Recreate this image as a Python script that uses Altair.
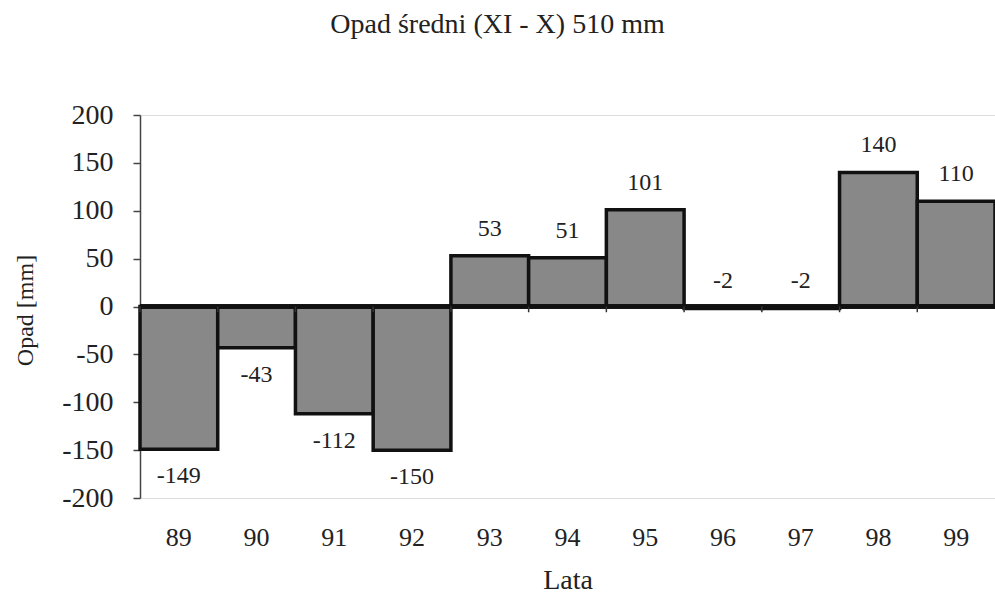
import altair as alt
import pandas as pd

years = ["89", "90", "91", "92", "93", "94", "95", "96", "97", "98", "99"]
values = [-149, -43, -112, -150, 53, 51, 101, -2, -2, 140, 110]
y_ticks = [-200, -150, -100, -50, 0, 50, 100, 150, 200]

df = pd.DataFrame({"rok": years, "opad": values})

FONT = "Liberation Serif"

x_enc = alt.X(
    "rok:O",
    sort=years,
    scale=alt.Scale(paddingInner=0, paddingOuter=0),
    axis=alt.Axis(
        title="Lata",
        labelAngle=0,
        ticks=False,
        domain=False,
        labelPadding=26,
        labelFontSize=26,
        labelFont=FONT,
        labelColor="#222",
        titleFont=FONT,
        titleFontSize=28,
        titleFontWeight="normal",
        titleColor="#222",
        titlePadding=16,
    ),
)
y_scale = alt.Scale(domain=[-200, 200], nice=False)

bars = alt.Chart(df).mark_bar(
    color="#888888", stroke="#111", strokeWidth=3.5
).encode(
    x=x_enc,
    y=alt.Y(
        "opad:Q",
        scale=y_scale,
        axis=alt.Axis(
            title="Opad [mm]",
            values=y_ticks,
            grid=False,
            tickSize=7,
            tickColor="#444",
            domainColor="#444",
            domainWidth=1.5,
            tickWidth=1.5,
            labelPadding=20,
            labelFontSize=28,
            labelFont=FONT,
            labelColor="#222",
            labelExpr="toString(datum.value)",
            titleFont=FONT,
            titleFontSize=24,
            titleFontWeight="normal",
            titleColor="#222",
            titleBaseline="middle",
            titleX=-115,
            titleY=195,
        ),
    ),
    y2=alt.datum(0),
)

zero_line = alt.Chart(df).mark_rule(color="#111", strokeWidth=3.5).encode(
    y=alt.datum(0)
)

boundary_ticks = alt.Chart(df).mark_rule(color="#333", strokeWidth=1.5).encode(
    x=alt.X("rok:O", sort=years, bandPosition=0),
    y=alt.datum(0),
    y2=alt.datum(-6),
)

lab_neg = alt.Chart(df).transform_filter("datum.opad < -10").transform_calculate(
    lbl="toString(datum.opad)"
).mark_text(
    font=FONT, fontSize=24, color="#222", baseline="middle", dy=27
).encode(
    x=alt.X("rok:O", sort=years),
    y=alt.Y("opad:Q", scale=y_scale),
    text="lbl:N",
)

lab_pos = alt.Chart(df).transform_filter("datum.opad >= -10").transform_calculate(
    lbl="toString(datum.opad)"
).mark_text(
    font=FONT, fontSize=24, color="#222", baseline="middle", dy=-27
).encode(
    x=alt.X("rok:O", sort=years),
    y=alt.Y("opad:Q", scale=y_scale),
    text="lbl:N",
)

chart = alt.layer(bars, zero_line, boundary_ticks, lab_neg, lab_pos).properties(
    width=855,
    height=383,
    padding={"left": 140, "top": 115, "right": 0, "bottom": 95},
    autosize=alt.AutoSizeParams(type="none"),
    title=alt.TitleParams(
        "Opad średni (XI - X) 510 mm",
        font=FONT,
        fontSize=28,
        fontWeight="normal",
        color="#222",
        offset=62,
        dx=-70,
    ),
).configure_view(stroke=None).configure(background="white")

chart.save("out.html", embed_options={"renderer": "svg", "actions": False})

- _Exercise brief_
Using the material above, return every line exactly as it appears, minus the pictures.

- _Solution for this task_
Recreate this image as a Python script that uses Altair.
import altair as alt
import pandas as pd

years = ["89", "90", "91", "92", "93", "94", "95", "96", "97", "98", "99"]
values = [-149, -43, -112, -150, 53, 51, 101, -2, -2, 140, 110]
y_ticks = [-200, -150, -100, -50, 0, 50, 100, 150, 200]

df = pd.DataFrame({"rok": years, "opad": values})

FONT = "Liberation Serif"

x_enc = alt.X(
    "rok:O",
    sort=years,
    scale=alt.Scale(paddingInner=0, paddingOuter=0),
    axis=alt.Axis(
        title="Lata",
        labelAngle=0,
        ticks=False,
        domain=False,
        labelPadding=26,
        labelFontSize=26,
        labelFont=FONT,
        labelColor="#222",
        titleFont=FONT,
        titleFontSize=28,
        titleFontWeight="normal",
        titleColor="#222",
        titlePadding=16,
    ),
)
y_scale = alt.Scale(domain=[-200, 200], nice=False)

bars = alt.Chart(df).mark_bar(
    color="#888888", stroke="#111", strokeWidth=3.5
).encode(
    x=x_enc,
    y=alt.Y(
        "opad:Q",
        scale=y_scale,
        axis=alt.Axis(
            title="Opad [mm]",
            values=y_ticks,
            grid=False,
            tickSize=7,
            tickColor="#444",
            domainColor="#444",
            domainWidth=1.5,
            tickWidth=1.5,
            labelPadding=20,
            labelFontSize=28,
            labelFont=FONT,
            labelColor="#222",
            labelExpr="toString(datum.value)",
            titleFont=FONT,
            titleFontSize=24,
            titleFontWeight="normal",
            titleColor="#222",
            titleBaseline="middle",
            titleX=-115,
            titleY=195,
        ),
    ),
    y2=alt.datum(0),
)

zero_line = alt.Chart(df).mark_rule(color="#111", strokeWidth=3.5).encode(
    y=alt.datum(0)
)

boundary_ticks = alt.Chart(df).mark_rule(color="#333", strokeWidth=1.5).encode(
    x=alt.X("rok:O", sort=years, bandPosition=0),
    y=alt.datum(0),
    y2=alt.datum(-6),
)

lab_neg = alt.Chart(df).transform_filter("datum.opad < -10").transform_calculate(
    lbl="toString(datum.opad)"
).mark_text(
    font=FONT, fontSize=24, color="#222", baseline="middle", dy=27
).encode(
    x=alt.X("rok:O", sort=years),
    y=alt.Y("opad:Q", scale=y_scale),
    text="lbl:N",
)

lab_pos = alt.Chart(df).transform_filter("datum.opad >= -10").transform_calculate(
    lbl="toString(datum.opad)"
).mark_text(
    font=FONT, fontSize=24, color="#222", baseline="middle", dy=-27
).encode(
    x=alt.X("rok:O", sort=years),
    y=alt.Y("opad:Q", scale=y_scale),
    text="lbl:N",
)

chart = alt.layer(bars, zero_line, boundary_ticks, lab_neg, lab_pos).properties(
    width=855,
    height=383,
    padding={"left": 140, "top": 115, "right": 0, "bottom": 95},
    autosize=alt.AutoSizeParams(type="none"),
    title=alt.TitleParams(
        "Opad średni (XI - X) 510 mm",
        font=FONT,
        fontSize=28,
        fontWeight="normal",
        color="#222",
        offset=62,
        dx=-70,
    ),
).configure_view(stroke=None).configure(background="white")

chart.save("out.html", embed_options={"renderer": "svg", "actions": False})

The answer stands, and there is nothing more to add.